>> start THE DATA
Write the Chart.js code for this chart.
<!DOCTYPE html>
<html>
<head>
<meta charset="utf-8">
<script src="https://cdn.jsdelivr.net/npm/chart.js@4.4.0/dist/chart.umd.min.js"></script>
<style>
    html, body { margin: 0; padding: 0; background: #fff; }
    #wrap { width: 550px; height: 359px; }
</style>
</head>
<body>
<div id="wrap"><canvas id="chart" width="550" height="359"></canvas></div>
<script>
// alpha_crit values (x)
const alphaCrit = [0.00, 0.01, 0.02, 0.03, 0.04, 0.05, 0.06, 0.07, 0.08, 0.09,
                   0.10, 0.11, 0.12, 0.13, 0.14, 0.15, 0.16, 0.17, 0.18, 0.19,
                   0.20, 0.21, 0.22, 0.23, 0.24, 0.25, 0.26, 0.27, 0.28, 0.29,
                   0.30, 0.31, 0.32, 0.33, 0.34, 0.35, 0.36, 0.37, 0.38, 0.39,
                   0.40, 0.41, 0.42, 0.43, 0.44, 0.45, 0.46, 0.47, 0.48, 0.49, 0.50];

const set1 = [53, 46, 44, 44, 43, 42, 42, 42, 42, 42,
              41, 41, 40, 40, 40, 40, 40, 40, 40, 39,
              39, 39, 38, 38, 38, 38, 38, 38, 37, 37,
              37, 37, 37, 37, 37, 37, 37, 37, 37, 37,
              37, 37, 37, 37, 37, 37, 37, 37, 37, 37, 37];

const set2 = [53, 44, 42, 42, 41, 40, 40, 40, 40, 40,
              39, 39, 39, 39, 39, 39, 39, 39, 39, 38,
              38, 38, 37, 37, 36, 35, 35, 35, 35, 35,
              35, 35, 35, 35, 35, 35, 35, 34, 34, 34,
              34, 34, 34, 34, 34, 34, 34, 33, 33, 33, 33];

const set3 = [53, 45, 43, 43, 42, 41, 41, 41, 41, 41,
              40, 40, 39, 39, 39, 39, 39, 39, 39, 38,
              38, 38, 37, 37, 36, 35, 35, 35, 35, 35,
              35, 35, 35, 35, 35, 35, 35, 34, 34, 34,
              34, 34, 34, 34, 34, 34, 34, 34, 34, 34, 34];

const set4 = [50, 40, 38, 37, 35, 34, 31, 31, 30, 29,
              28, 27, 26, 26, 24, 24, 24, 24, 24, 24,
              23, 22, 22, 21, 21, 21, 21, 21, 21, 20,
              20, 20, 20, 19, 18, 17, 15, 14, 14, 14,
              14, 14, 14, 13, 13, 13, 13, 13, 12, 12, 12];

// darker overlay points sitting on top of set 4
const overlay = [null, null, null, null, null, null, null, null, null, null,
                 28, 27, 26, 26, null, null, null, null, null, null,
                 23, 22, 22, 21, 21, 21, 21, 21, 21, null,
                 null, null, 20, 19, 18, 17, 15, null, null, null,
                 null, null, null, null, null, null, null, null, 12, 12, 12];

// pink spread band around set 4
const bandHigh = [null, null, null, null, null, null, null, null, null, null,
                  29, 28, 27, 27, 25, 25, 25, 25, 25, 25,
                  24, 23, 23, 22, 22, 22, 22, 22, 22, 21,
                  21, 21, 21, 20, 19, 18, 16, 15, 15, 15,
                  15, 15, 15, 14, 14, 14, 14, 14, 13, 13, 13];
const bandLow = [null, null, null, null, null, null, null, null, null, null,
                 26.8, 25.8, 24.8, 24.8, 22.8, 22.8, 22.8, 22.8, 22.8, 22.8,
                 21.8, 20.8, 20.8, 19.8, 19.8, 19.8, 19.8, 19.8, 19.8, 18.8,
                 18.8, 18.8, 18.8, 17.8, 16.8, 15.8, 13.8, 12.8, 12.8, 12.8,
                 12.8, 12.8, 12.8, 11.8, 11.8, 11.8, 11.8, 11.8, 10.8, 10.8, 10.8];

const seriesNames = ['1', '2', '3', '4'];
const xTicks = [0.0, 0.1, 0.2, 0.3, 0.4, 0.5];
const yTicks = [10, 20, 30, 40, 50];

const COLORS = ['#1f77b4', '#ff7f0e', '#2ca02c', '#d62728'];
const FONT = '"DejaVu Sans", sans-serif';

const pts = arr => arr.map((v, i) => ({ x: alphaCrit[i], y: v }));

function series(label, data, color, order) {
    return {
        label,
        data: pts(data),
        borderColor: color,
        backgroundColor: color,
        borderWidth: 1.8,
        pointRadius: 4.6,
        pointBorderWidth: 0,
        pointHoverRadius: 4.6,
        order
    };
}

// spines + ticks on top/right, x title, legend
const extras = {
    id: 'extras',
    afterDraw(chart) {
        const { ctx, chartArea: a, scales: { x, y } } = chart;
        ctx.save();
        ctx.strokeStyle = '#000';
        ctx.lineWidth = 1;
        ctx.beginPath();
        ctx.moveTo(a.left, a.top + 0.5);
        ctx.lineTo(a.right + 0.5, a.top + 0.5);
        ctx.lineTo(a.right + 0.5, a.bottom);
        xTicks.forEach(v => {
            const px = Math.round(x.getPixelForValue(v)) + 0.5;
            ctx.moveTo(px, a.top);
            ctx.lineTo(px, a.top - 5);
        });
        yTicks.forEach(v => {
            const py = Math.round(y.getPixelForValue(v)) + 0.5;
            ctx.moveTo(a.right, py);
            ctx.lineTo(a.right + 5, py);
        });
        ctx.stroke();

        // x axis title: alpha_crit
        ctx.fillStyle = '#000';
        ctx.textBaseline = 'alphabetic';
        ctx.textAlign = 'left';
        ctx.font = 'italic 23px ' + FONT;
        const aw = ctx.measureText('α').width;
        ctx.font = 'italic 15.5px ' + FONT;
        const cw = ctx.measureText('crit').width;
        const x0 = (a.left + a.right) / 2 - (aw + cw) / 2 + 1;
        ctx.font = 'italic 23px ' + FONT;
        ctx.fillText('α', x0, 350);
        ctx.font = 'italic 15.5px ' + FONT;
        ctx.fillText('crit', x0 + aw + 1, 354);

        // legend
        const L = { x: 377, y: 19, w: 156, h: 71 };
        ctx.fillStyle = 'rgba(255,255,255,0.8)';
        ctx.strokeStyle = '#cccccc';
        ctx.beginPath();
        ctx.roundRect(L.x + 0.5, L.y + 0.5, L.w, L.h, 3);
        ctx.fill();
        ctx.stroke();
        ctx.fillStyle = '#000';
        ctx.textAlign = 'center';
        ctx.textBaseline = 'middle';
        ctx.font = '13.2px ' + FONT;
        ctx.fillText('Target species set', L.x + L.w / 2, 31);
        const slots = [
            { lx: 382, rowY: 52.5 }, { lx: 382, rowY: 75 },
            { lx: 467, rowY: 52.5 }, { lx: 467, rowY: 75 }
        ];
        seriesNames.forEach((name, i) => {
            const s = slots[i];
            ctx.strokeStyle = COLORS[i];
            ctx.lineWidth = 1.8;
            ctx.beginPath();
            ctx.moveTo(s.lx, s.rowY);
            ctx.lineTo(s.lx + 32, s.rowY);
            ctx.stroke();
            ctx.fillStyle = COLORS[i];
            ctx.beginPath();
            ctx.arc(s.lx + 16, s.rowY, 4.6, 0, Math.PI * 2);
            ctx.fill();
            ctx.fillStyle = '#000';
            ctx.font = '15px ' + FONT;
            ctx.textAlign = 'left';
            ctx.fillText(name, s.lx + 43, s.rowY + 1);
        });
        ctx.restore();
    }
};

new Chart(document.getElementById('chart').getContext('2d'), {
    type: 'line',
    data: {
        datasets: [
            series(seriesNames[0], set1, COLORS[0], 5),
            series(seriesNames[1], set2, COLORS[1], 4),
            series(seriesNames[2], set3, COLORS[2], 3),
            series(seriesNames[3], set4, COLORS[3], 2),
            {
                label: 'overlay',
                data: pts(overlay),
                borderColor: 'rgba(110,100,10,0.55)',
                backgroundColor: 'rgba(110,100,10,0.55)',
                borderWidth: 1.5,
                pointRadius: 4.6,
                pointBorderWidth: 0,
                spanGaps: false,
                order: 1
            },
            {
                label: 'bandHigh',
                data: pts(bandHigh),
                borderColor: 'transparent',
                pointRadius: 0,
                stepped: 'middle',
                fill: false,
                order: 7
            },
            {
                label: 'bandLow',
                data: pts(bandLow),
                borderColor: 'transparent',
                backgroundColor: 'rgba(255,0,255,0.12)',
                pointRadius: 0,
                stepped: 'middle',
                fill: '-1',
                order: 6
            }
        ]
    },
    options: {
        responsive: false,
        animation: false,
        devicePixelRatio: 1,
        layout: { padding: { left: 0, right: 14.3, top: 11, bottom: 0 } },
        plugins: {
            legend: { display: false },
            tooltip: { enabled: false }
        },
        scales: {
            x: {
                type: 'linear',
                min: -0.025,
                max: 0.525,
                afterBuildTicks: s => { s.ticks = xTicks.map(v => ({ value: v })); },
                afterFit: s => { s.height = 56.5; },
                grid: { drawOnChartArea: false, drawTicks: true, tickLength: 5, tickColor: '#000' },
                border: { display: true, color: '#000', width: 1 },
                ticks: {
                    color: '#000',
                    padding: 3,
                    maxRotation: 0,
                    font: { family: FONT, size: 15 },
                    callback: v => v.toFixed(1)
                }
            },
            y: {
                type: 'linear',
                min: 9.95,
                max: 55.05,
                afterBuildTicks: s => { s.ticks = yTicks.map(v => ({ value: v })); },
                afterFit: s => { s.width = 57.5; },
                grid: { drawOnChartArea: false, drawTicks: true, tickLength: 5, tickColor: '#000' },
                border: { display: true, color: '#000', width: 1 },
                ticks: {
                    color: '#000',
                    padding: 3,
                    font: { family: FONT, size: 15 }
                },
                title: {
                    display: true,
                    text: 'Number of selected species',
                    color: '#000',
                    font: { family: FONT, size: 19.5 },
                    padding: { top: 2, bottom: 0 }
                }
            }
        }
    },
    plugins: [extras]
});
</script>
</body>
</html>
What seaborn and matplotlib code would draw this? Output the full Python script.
>> end THE DATA
TASK OBJECTIVE ::
Stop after the line containing "37, 37, 37, 37, 37, 37, 37, 37, 37, 37, 37];": print exactly the lines from the start of the entries above up to it, that line included.

RESPONSE ::
Write the Chart.js code for this chart.
<!DOCTYPE html>
<html>
<head>
<meta charset="utf-8">
<script src="https://cdn.jsdelivr.net/npm/chart.js@4.4.0/dist/chart.umd.min.js"></script>
<style>
    html, body { margin: 0; padding: 0; background: #fff; }
    #wrap { width: 550px; height: 359px; }
</style>
</head>
<body>
<div id="wrap"><canvas id="chart" width="550" height="359"></canvas></div>
<script>
// alpha_crit values (x)
const alphaCrit = [0.00, 0.01, 0.02, 0.03, 0.04, 0.05, 0.06, 0.07, 0.08, 0.09,
                   0.10, 0.11, 0.12, 0.13, 0.14, 0.15, 0.16, 0.17, 0.18, 0.19,
                   0.20, 0.21, 0.22, 0.23, 0.24, 0.25, 0.26, 0.27, 0.28, 0.29,
                   0.30, 0.31, 0.32, 0.33, 0.34, 0.35, 0.36, 0.37, 0.38, 0.39,
                   0.40, 0.41, 0.42, 0.43, 0.44, 0.45, 0.46, 0.47, 0.48, 0.49, 0.50];

const set1 = [53, 46, 44, 44, 43, 42, 42, 42, 42, 42,
              41, 41, 40, 40, 40, 40, 40, 40, 40, 39,
              39, 39, 38, 38, 38, 38, 38, 38, 37, 37,
              37, 37, 37, 37, 37, 37, 37, 37, 37, 37,
              37, 37, 37, 37, 37, 37, 37, 37, 37, 37, 37];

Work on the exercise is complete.